D’autres dispositions sont de nature plus large, comme l’alinéa 8(2)j), qui autorise la communication à toute personne ou à tout organisme, pour des travaux de recherche ou de statistique, dans certains cas, ainsi que l’alinéa 8(2)m), qui autorise la communication à toute autre fin dans les cas où, de l’avis du responsable de l’institution, des raisons d’intérêt public justifieraient nettement une éventuelle violation de la vie privée ou l’individu concerné en tirerait un avantage certain.
La Loi sur la protection des renseignements personnels autorise aussi la communication des renseignements personnels d’un individu décédé depuis plus de 20 ans.
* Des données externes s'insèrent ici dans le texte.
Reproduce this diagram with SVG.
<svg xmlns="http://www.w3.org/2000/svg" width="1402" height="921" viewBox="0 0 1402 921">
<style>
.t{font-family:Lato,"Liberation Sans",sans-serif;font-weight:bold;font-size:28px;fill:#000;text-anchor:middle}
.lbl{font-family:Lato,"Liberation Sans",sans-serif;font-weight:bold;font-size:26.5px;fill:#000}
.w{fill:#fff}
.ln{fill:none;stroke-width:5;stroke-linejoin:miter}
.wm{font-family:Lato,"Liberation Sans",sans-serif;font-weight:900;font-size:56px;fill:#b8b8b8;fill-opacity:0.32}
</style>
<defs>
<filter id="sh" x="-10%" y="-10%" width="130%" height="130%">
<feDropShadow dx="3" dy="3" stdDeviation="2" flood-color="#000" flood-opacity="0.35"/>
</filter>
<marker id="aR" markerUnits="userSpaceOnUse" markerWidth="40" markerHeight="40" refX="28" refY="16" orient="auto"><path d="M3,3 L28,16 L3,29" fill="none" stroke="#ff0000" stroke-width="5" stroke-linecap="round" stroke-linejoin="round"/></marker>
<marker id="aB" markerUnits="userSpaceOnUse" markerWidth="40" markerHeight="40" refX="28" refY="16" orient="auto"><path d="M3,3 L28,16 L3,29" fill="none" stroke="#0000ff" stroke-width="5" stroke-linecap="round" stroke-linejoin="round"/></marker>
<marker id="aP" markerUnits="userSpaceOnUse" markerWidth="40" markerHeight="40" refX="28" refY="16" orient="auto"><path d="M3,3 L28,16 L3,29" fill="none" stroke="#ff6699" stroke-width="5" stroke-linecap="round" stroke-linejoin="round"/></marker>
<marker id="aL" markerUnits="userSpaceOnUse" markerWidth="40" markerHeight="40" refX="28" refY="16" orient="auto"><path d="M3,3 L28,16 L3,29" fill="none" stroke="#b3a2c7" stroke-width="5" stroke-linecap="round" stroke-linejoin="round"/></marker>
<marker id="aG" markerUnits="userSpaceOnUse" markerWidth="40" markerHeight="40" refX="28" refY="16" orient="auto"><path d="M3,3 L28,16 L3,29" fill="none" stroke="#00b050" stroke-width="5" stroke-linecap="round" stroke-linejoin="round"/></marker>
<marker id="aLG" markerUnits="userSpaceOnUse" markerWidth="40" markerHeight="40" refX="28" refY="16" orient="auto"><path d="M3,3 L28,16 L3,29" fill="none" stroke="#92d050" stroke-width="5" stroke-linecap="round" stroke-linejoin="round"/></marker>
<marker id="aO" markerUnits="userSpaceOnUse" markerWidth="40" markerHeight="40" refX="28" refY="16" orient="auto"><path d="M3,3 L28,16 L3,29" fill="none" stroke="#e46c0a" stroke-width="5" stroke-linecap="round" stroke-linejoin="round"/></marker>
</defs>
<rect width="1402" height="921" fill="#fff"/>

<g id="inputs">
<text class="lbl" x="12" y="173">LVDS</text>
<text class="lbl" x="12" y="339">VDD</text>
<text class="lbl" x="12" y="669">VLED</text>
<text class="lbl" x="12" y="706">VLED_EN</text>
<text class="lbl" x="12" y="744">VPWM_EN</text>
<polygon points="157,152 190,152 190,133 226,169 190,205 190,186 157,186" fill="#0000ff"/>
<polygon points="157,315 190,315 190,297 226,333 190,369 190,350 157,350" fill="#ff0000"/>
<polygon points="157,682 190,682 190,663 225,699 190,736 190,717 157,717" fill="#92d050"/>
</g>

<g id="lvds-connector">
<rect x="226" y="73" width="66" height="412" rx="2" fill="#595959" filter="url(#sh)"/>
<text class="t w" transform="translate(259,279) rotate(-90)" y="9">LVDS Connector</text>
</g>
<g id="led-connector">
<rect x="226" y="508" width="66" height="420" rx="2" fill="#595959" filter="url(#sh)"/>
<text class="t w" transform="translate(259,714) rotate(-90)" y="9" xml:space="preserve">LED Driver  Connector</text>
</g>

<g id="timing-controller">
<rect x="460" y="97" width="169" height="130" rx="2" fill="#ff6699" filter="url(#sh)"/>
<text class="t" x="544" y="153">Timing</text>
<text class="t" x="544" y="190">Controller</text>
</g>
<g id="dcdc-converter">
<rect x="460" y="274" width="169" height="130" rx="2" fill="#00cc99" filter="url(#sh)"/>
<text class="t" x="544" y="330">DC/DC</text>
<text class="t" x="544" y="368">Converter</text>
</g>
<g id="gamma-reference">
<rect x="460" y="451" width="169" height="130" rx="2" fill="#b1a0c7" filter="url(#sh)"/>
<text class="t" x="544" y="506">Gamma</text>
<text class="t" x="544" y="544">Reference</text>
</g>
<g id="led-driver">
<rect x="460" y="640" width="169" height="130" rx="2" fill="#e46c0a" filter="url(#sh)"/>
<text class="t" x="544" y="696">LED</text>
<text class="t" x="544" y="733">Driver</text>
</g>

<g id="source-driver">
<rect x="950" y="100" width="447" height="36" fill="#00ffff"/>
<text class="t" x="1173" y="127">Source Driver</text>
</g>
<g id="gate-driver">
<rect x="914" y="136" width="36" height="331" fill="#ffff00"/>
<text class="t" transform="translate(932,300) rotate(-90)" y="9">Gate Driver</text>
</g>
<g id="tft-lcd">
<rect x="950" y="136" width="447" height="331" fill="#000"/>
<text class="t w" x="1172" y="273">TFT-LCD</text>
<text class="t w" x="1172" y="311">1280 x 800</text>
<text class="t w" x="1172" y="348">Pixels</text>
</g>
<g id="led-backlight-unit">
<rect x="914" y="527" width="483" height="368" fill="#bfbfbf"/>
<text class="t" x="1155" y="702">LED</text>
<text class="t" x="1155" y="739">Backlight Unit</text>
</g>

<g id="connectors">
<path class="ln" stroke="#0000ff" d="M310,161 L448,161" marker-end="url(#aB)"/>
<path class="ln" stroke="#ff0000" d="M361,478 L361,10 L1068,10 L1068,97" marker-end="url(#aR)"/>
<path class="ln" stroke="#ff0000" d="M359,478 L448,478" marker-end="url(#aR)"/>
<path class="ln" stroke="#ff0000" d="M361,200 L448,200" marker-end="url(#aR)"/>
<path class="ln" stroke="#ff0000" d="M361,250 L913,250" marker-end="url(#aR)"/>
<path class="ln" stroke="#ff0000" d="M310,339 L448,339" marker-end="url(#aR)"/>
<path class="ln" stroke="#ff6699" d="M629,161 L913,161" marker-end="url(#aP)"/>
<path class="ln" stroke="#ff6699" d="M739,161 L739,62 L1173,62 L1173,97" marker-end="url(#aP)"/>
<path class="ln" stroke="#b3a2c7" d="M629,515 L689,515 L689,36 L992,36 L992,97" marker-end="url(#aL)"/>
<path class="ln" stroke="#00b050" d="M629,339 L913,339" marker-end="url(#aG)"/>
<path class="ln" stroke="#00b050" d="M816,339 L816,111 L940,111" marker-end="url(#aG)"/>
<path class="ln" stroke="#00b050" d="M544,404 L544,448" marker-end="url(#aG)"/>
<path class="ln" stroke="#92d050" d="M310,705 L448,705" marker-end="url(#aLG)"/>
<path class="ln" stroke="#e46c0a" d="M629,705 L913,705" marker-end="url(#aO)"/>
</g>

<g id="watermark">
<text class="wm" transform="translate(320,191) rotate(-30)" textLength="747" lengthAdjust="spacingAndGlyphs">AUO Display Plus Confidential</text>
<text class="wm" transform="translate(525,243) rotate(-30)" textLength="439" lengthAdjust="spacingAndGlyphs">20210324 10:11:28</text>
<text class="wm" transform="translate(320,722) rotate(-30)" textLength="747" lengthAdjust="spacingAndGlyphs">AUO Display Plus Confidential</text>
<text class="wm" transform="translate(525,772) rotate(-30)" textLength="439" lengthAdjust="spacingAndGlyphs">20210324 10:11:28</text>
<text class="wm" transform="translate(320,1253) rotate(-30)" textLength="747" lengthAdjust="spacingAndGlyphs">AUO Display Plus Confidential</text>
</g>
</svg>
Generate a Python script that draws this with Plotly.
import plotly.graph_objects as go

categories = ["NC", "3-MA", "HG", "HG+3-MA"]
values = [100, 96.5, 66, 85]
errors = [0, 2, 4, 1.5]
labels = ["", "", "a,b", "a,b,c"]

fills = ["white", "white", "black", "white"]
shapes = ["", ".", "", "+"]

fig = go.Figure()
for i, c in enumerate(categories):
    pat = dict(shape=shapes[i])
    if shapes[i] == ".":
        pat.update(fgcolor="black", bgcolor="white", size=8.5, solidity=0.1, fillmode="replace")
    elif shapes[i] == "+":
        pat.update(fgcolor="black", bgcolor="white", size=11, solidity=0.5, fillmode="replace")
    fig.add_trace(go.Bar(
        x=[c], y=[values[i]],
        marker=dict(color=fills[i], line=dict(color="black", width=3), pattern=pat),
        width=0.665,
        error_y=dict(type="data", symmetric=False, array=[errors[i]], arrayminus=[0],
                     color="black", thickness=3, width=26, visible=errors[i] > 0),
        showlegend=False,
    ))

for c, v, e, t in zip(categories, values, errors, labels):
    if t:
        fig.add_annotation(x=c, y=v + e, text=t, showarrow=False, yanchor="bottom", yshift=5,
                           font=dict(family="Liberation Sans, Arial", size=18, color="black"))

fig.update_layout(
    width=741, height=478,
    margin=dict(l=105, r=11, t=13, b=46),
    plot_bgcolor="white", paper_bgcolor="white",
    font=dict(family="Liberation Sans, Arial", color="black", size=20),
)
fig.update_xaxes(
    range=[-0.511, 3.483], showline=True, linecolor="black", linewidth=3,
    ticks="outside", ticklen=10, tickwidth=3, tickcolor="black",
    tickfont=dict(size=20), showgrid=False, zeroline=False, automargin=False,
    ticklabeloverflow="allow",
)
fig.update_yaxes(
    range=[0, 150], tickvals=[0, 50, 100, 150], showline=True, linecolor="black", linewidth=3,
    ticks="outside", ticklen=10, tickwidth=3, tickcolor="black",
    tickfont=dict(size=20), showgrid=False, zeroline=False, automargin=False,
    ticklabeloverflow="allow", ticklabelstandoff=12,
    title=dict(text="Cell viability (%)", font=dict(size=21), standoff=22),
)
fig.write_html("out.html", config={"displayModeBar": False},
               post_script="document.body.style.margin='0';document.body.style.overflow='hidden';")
En ce qui concerne les documents sur les pensionnats, je tiens à préciser qu’en janvier 2022, le Commissariat a reçu un avis indiquant qu’une communication au titre de l’alinéa 8(2)m) devait être faite par Relations Couronne-Autochtones et Affaires du Nord Canada (RCAANC) au Centre national pour la vérité et réconciliation (CNVR). Dans ce cas, le Commissariat était convaincu que le ministère avait soigneusement soupesé les facteurs et que l’analyse de la justification que celui‑ci avait faite était complète et rigoureuse.
Je vais maintenant conclure en vous faisant part de quelques observations sur la nécessité de moderniser nos lois en matière de protection des renseignements personnels.
Faisant ressortir le caractère unique des intérêts des Autochtones en ce qui a trait aux renseignements personnels, le ministère de la Justice fédéral a établi un dialogue avec les gouvernements et les organisations pouvant présenter les perspectives des Premières Nations, des Inuits et des Métis sur la modernisation de la Loi sur la protection des renseignements personnels.
Dans son Rapport sur la mobilisation des partenaires autochtones publié récemment, qui fait état des observations formulées, le ministère de la Justice souligne que les partenaires autochtones ont fait valoir que les dispositions de communication et les définitions connexes dans la Loi sur la protection des renseignements personnels devraient être élargies. Selon eux, la Loi devrait tenir compte de la diversité des gouvernements autochtones au Canada et des différents régimes juridiques dans lesquels ils s’inscrivent.
Les partenaires autochtones ont aussi fait valoir la nécessité d’assurer la souveraineté des Autochtones sur leurs données. Cela exigerait que les peuples autochtones prennent directement part au processus de décision concernant l’utilisation et la communication de leurs renseignements.
Je trouve encourageantes les activités de mobilisation que le ministère a menées jusqu’à présent auprès des peuples autochtones. Par ailleurs, j’appuie pleinement l’engagement du ministère à poursuivre la mobilisation en ce qui concerne d’éventuelles modifications à la Loi sur la protection des renseignements personnels. Les questions qui touchent les peuples autochtones devront être examinées de près lorsque le gouvernement fédéral procédera à la modernisation tant attendue de la loi sur la protection des renseignements personnels dans le secteur public.
Je serai heureux de répondre à vos questions.